For people living abroad who still want to maintain a phone number back home, this option could be financially practical and far more convenient. Instead of paying the often high costs of roaming or struggling to keep a local SIM card active from thousands of miles away, you could simply retain a virtual number linked to your home country. All calls and messages to that number would be forwarded directly to your current foreign line, removing the need for multiple devices or complicated SIM card swaps.

Allowing your local caller to pay local rates ensures that people back home can reach you without worrying about expensive international tariffs. At the same time, telecommunication companies would still generate revenue from the international forwarding charges, while you maintain consistent accessibility to friends, family, and business contacts at home. This setup also avoids the awkward “this number is not reachable” message for callers in your home country, which can create the impression that you’ve disconnected or become difficult to reach. In this way, both sides benefit: the telcos keep a steady revenue stream, and you remain reliably connected.

So, telcos, what’s the hold-up?

The infrastructure for this kind of service already exists, and the demand for it is undeniable. Customers are constantly looking for ways to share contact details without exposing themselves to unnecessary risks, and the potential for revenue is clear to anyone paying attention. Yet, in 2025, we are still in a situation where people have to give their primary numbers to almost anyone who asks, from the mechanic fixing their car to strangers selling products online.

If banks could figure out virtual accounts years ago, telcos have no excuse.
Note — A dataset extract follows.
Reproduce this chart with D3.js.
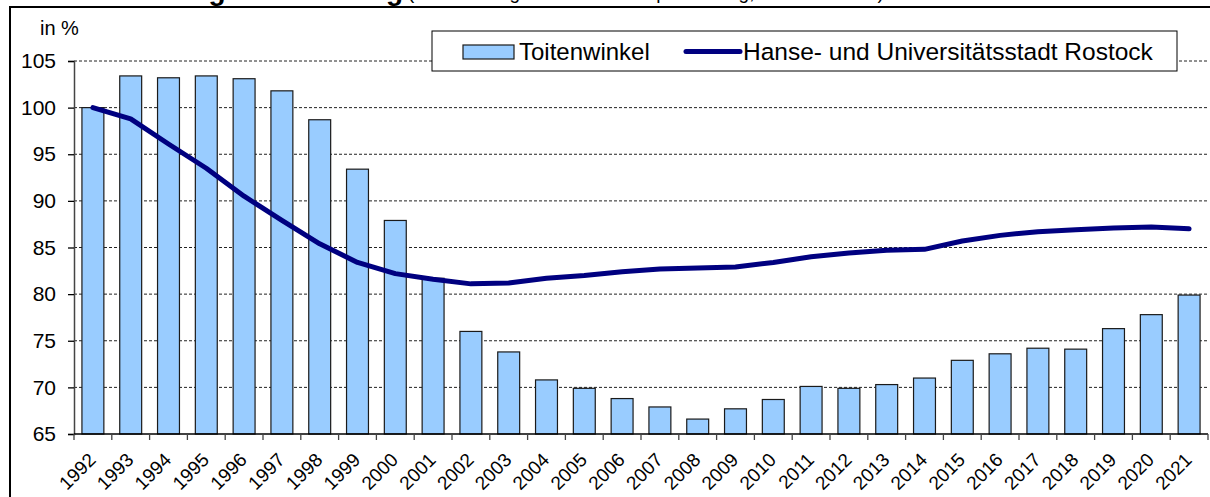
<!DOCTYPE html>
<meta charset="utf-8">
<script src="https://d3js.org/d3.v7.min.js"></script>
<style>
  body { margin: 0; background: #fff; }
  text { font-family: Arial, "Liberation Sans", sans-serif; }
</style>
<div id="chart"></div>
<script>

// years on the x axis
var years = ["1992","1993","1994","1995","1996","1997","1998","1999","2000","2001",
  "2002","2003","2004","2005","2006","2007","2008","2009","2010","2011",
  "2012","2013","2014","2015","2016","2017","2018","2019","2020","2021"];

// Toitenwinkel (bars), index 1992 = 100
var toitenwinkel = [100.0,103.4,103.2,103.4,103.1,101.8,98.7,93.4,87.9,81.7,
  76.0,73.8,70.8,69.9,68.8,67.9,66.6,67.7,68.7,70.1,
  69.9,70.3,71.0,72.9,73.6,74.2,74.1,76.3,77.8,79.9];

// Hanse- und Universitaetsstadt Rostock (line)
var rostock = [100.0,98.8,96.1,93.5,90.5,87.9,85.4,83.4,82.2,81.6,
  81.1,81.2,81.7,82.0,82.4,82.7,82.8,82.9,83.4,84.0,
  84.4,84.7,84.8,85.7,86.3,86.7,86.9,87.1,87.2,87.0];

var yTicks = [65,70,75,80,85,90,95,100,105];
var seriesNames = ["Toitenwinkel", "Hanse- und Universitätsstadt Rostock"];

var W = 1210, H = 497;
var plotLeft = 74, plotRight = 1208, plotTop = 61, plotBottom = 434;

var svg = d3.select("#chart").append("svg")
  .attr("width", W)
  .attr("height", H);

// title (mostly cut off by the picture edge)
svg.append("text")
  .attr("x", 403).attr("y", 0)
  .attr("text-anchor", "end")
  .style("font-size", "28px")
  .style("font-weight", "bold")
  .text("Bevölkerungsentwicklung");
svg.append("text")
  .attr("x", 408).attr("y", -1)
  .style("font-size", "19px")
  .text("(Bevölkerung am Ort der Hauptwohnung, 1992 = 100 %)");

// outer frame
svg.append("rect")
  .attr("x", 10).attr("y", 7)
  .attr("width", 1240).attr("height", 520)
  .attr("fill", "none")
  .attr("stroke", "#000")
  .attr("stroke-width", 2);

var x = d3.scaleBand()
  .domain(years)
  .range([plotLeft, plotRight])
  .paddingInner(0.42)
  .paddingOuter(0.21);

var step = x.step();

var y = d3.scaleLinear()
  .domain([65, 105])
  .range([plotBottom, plotTop]);

// gridlines
svg.append("g")
  .selectAll("line")
  .data(yTicks.filter(function(d) { return d > 65; }))
  .enter().append("line")
  .attr("x1", plotLeft).attr("x2", plotRight)
  .attr("y1", function(d) { return y(d); })
  .attr("y2", function(d) { return y(d); })
  .attr("stroke", "#222")
  .attr("stroke-width", 1)
  .attr("stroke-dasharray", "3,2");

// bars
svg.append("g")
  .selectAll("rect")
  .data(toitenwinkel)
  .enter().append("rect")
  .attr("x", function(d, i) { return x(years[i]); })
  .attr("y", function(d) { return y(d); })
  .attr("width", x.bandwidth())
  .attr("height", function(d) { return plotBottom - y(d); })
  .attr("fill", "#99ccff")
  .attr("stroke", "#1a1a1a")
  .attr("stroke-width", 1.2);

// y axis
var yAxis = svg.append("g")
  .attr("transform", "translate(" + plotLeft + ",0)")
  .call(d3.axisLeft(y).tickValues(yTicks).tickSize(6).tickPadding(12));
yAxis.select(".domain").attr("stroke", "#444").attr("stroke-width", 1.5);
yAxis.selectAll(".tick line").attr("stroke", "#000").attr("stroke-width", 1.3);
yAxis.selectAll("text")
  .style("font-size", "21px")
  .attr("fill", "#000");

// x axis: ticks at band boundaries
var xg = svg.append("g");
xg.append("line")
  .attr("x1", plotLeft).attr("x2", plotRight)
  .attr("y1", plotBottom).attr("y2", plotBottom)
  .attr("stroke", "#000").attr("stroke-width", 1.5);
var bounds = years.map(function(d) { return x(d) + x.bandwidth() / 2 - step / 2; });
bounds.push(plotRight);
xg.selectAll(".xt")
  .data(bounds)
  .enter().append("line")
  .attr("class", "xt")
  .attr("x1", function(d) { return d; })
  .attr("x2", function(d) { return d; })
  .attr("y1", plotBottom).attr("y2", plotBottom + 6)
  .attr("stroke", "#444").attr("stroke-width", 1.3);
xg.selectAll(".xl")
  .data(years)
  .enter().append("text")
  .attr("class", "xl")
  .attr("text-anchor", "end")
  .attr("transform", function(d) {
    return "translate(" + (x(d) + x.bandwidth() / 2 + 4) + "," + (plotBottom + 27) + ") rotate(-45)";
  })
  .style("font-size", "19px")
  .text(function(d) { return d; });

// Rostock line
var line = d3.line()
  .x(function(d, i) { return x(years[i]) + x.bandwidth() / 2; })
  .y(function(d) { return y(d); });

svg.append("path")
  .datum(rostock)
  .attr("d", line)
  .attr("fill", "none")
  .attr("stroke", "#000080")
  .attr("stroke-width", 5)
  .attr("stroke-linejoin", "round")
  .attr("stroke-linecap", "round");

// "in %"
svg.append("text")
  .attr("x", 40).attr("y", 35)
  .style("font-size", "20px")
  .text("in %");

// legend
var lg = svg.append("g");
lg.append("rect")
  .attr("x", 432).attr("y", 31)
  .attr("width", 745).attr("height", 40)
  .attr("fill", "#fff")
  .attr("stroke", "#000")
  .attr("stroke-width", 1);
lg.append("rect")
  .attr("x", 463).attr("y", 45)
  .attr("width", 51).attr("height", 14)
  .attr("fill", "#99ccff")
  .attr("stroke", "#1a1a1a")
  .attr("stroke-width", 1.2);
lg.append("text")
  .attr("x", 519).attr("y", 60)
  .style("font-size", "24px")
  .text(seriesNames[0]);
lg.append("line")
  .attr("x1", 686).attr("x2", 740)
  .attr("y1", 51.5).attr("y2", 51.5)
  .attr("stroke", "#000080")
  .attr("stroke-width", 5)
  .attr("stroke-linecap", "round");
lg.append("text")
  .attr("x", 743).attr("y", 60)
  .style("font-size", "24.5px")
  .text(seriesNames[1]);

</script>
The banking industry has already shown that it is possible to roll out such a system in a way that balances customer convenience with strong fraud controls. Banking regulators require that virtual accounts be linked to a primary account, and they enforce KYC rules to verify identity, monitor suspicious transactions, and block bad actors. These measures have kept the system from becoming a free-for-all while allowing millions of customers to enjoy the flexibility of using dedicated account numbers for different purposes without risking their main account.

Telecom regulators could take a page from that playbook. They could require that every virtual phone number be tied to a verified SIM registration, with similar monitoring for misuse. Just as banks flag suspicious transfers, telcos could flag patterns of spam or fraudulent calls and shut them down quickly. The technology to monitor call patterns and message volumes already exists, and so does the regulatory framework to make it work without stifling innovation.

If the existing players are unwilling or unable to make this a reality, then perhaps the market is ready for a new entrant that is willing to act. Customers will naturally gravitate towards providers who understand their needs and are prepared to innovate in ways that make communication safer and more convenient.

Until that happens, I will keep hoping for the day I can share my phone number without also compromising my peace of mind.